The managed AI voice agent market is dominated by a handful of vendors who charge per-minute fees and require audio to flow through their cloud infrastructure. For many organizations — particularly those in healthcare, finance, legal, or government — this model is untenable. Privacy regulations, compliance requirements, and simple cost economics push against cloud-first voice AI.

AVA fills this gap in a way no commercial vendor currently does: a full-stack, production-ready AI voice agent that runs entirely on your own hardware, with no vendor dependency and no per-minute fees beyond the compute you already own.

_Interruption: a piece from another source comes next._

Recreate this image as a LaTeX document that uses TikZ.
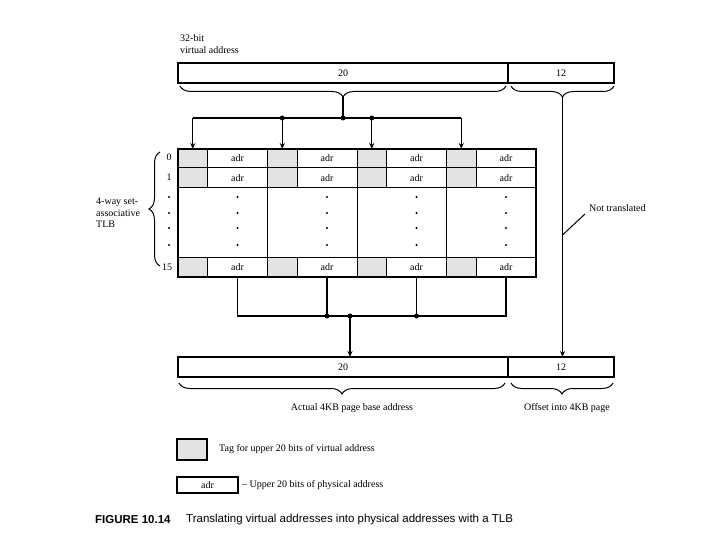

That it integrates natively with Asterisk — rather than requiring a rip-and-replace of existing telephony infrastructure — makes it uniquely accessible to the enormous installed base of Asterisk operators worldwide.

For healthcare, finance, and government operators constrained by data residency requirements, AVA’s fully local mode may be the only compliant path to AI voice capability.

AVA v6.4.2 is available now on GitHub under the MIT license. Documentation, installation guides, and the interactive setup wizard are included in the repository. The project welcomes contributions from telephony operators, with a contributor guide specifically written for those who have never used GitHub before.